The Federal Reserve announced today that it would not be hiking interest rates, offering no word on whether it would raise them in the future. Prior to recent turmoil in world markets, there was talk about raising interest rates—but those hopes were quickly dismissed.
While disappointing growth stalled any interest rate hikes, the Fed also noted that labor conditions are improving and they expect the low inflation level to change. In response to the news, the Dow Jones Industrial Average slipped 1.4% to 15944.46.
The decision comes after a tumultuous few months following China’s economic slowdown and a persistent drop in oil prices.
China’s crude oil imports rose 8.8 percent in 2015, according to MarketWatch, signaling the country is making the most of the extreme dip in prices, which are around 80 percent lower than they were in 2008. China’s decision to invest in oil is good news for developing countries who rely on exports, but it might not be enough to save their struggling economies. And next year, China’s oil analytics group predicted oil import growth will slow to just 4.6 percent.
In fact, China’s whole economy is in for a slow-down. It’s been forecast that growth will dip further this year to 6.8 percent from 2015’s 6.9 percent, while the global economy is set to slow even more. The IMF’s annual outlook (published last week) listed China’s shift to consumer-driven growth as a factor in the poor outlook for the global economy.
What does that mean? As China’s manufacturing sector shrinks—allowing its tech and consumer goods sector to begin faster growth—countries that relied on China to purchase raw materials are seeing prices dragged down and supplies stockpiled. Older industries like manufacturing are in decline, but software and technology industries are strengthening as consumers begin to take control of the economy.
However, that shift is still in the early stages, and China’s economy is wavering. A cut to manufacturing means hundreds of thousands of jobs lost, which will have an impact on consumer spending. As the global economy as a whole slows its growth, demand worldwide is slipping. Apple announced recently that it might cut down on manufacturing orders for its iPhone, despite showing record profits. iPhone demand could fall by as much as 17 percent, according to Fast Company.

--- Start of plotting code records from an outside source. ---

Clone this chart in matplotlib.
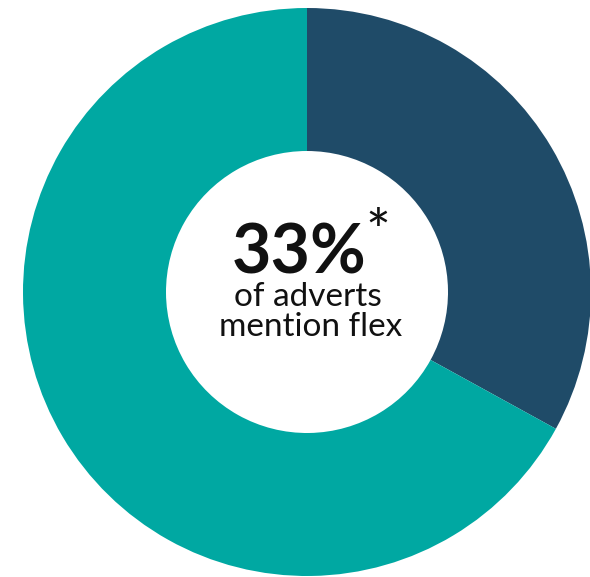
import matplotlib.pyplot as plt

# %% data
labels = ["mention flex", "no mention"]
shares = [33, 67]
colours = ["#1f4b68", "#00a8a2"]

# %% figure in pixel coordinates
fig = plt.figure(figsize=(5.9, 5.77), dpi=100)
ax = fig.add_axes([0, 0, 1, 1])
ax.set_aspect("equal")
ax.axis("off")

ax.pie(shares, colors=colours, startangle=90, counterclock=False,
       center=(307, 285), radius=284,
       wedgeprops=dict(width=284 - 141, linewidth=0))
ax.set_xlim(0, 590)
ax.set_ylim(0, 577)

# %% centre text
txt = "#111111"
ax.text(299, 304, f"{shares[0]}%", ha="center", va="baseline",
        fontsize=49, fontweight="bold", family="Lato", color=txt)
ax.text(378, 326, "*", ha="center", va="baseline",
        fontsize=42, family="Lato", color=txt)
ax.text(308, 271, "of adverts", ha="center", va="baseline",
        fontsize=24, family="Lato", color=txt)
ax.text(311, 241, labels[0], ha="center", va="baseline",
        fontsize=24, family="Lato", color=txt)

fig.savefig("out.png", dpi=100)
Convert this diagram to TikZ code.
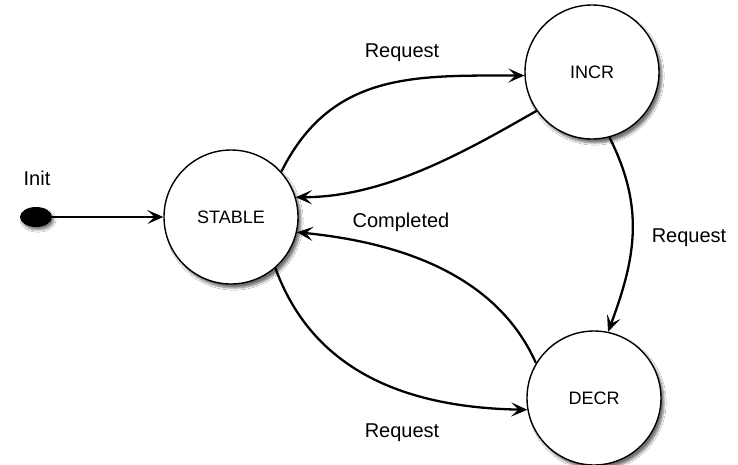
\documentclass[tikz,border=0pt]{standalone}
\usepackage{fontspec}
\setmainfont{Liberation Sans}
\usetikzlibrary{arrows.meta,shapes.geometric,shadows.blur}

\tikzset{
  state/.style={circle, draw, line width=1.4pt, fill=white, minimum size=134pt, inner sep=0pt,
    font=\fontsize{18}{21}\selectfont,
    blur shadow={shadow xshift=3pt, shadow yshift=-4pt, shadow blur steps=6, shadow opacity=55}},
  startdot/.style={ellipse, fill=black, minimum width=32pt, minimum height=20pt, inner sep=0pt,
    blur shadow={shadow xshift=2pt, shadow yshift=-3pt, shadow blur steps=5, shadow opacity=50}},
  trans/.style={line width=2.3pt, -{Stealth[length=16pt,width=14pt,inset=7pt]}},
  lbl/.style={inner sep=0pt, font=\fontsize{20}{24}\selectfont}
}

\begin{document}
\begin{tikzpicture}[x=1pt,y=1pt,yscale=-1,xscale=1]
\useasboundingbox (0,0) rectangle (738,464);
\fill[white] (0,0) rectangle (738,464);

%Shape: Ellipse (init)
\node [startdot] (init) at (36,217) {};
%Shape: Circle
\node [state] (stable) at (231,217) {STABLE};
%Shape: Circle
\node [state] (incr) at (592,72) {INCR};
%Shape: Circle
\node [state] (decr) at (594,398) {DECR};

%Straight Lines
\draw [trans] (init) -- (stable.west);
%Curve Lines
\draw [trans] (stable.42) .. controls +(50,-100) and +(-110,0) .. (incr.183);
%Curve Lines
\draw [trans] (incr.215) .. controls +(-70,40) and +(90,0) .. (stable.17);
%Curve Lines
\draw [trans] (decr.149) .. controls +(-40,-90) and +(100,10) .. (stable.347);
%Curve Lines
\draw [trans] (stable.311) .. controls +(40,110) and +(-110,-2) .. (decr.190);
%Curve Lines
\draw [trans] (incr.285) .. controls +(35,70) and +(28,-75) .. (decr.78);

% Text Node
\node [lbl] (initlbl) at (37,178) {Init};
% Text Node
\node [lbl] (reqtop) at (402,53) {Request};
% Text Node
\node [lbl] (completed) at (401,222) {Completed};
% Text Node
\node [lbl] (reqright) at (689,238) {Request};
% Text Node
\node [lbl] (reqbottom) at (402,433) {Request};
\end{tikzpicture}
\end{document}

To make matters worse, the Communist Party’s Anti-Corruption Commission is questioning China’s director of the National Bureau of Statistics regarding “serious violations”—possible fraudulent activities like skewing data. In particular, economists fear that China’s economy is not seeing the growth rate it has reported. If China’s top data reporter is fudging data, the world economy would see even more of an impact.
In response to the decline in global demand, the government announced last week that it would cut down on some raw materials manufacturing. The New York Times reported that the country plans to cut steel-making capacity by 100-150 million tons, after a year of flooding the oversaturated market with over 800 million tons. It also wants to cut down on coal mining capacity.
As China shifts to its new type of economy, world markets will see a lag. But if government officials manage to make a smooth transition to a consumer-driven market, then manufacturing will likely see a large-scale exodus to other countries.
In the meantime, anxieties are high and companies are watching the markets with baited breath. As corporations start to focus on the bottom lines, supply chain managers can come under fire for overstocking inventory or losing money inside their complicated supply chains. Now is the time to take a good, hard look at your supply chain and ask yourself: As an industry professional, am I rising to the occasion to meet the demands of today’s turbulent economy?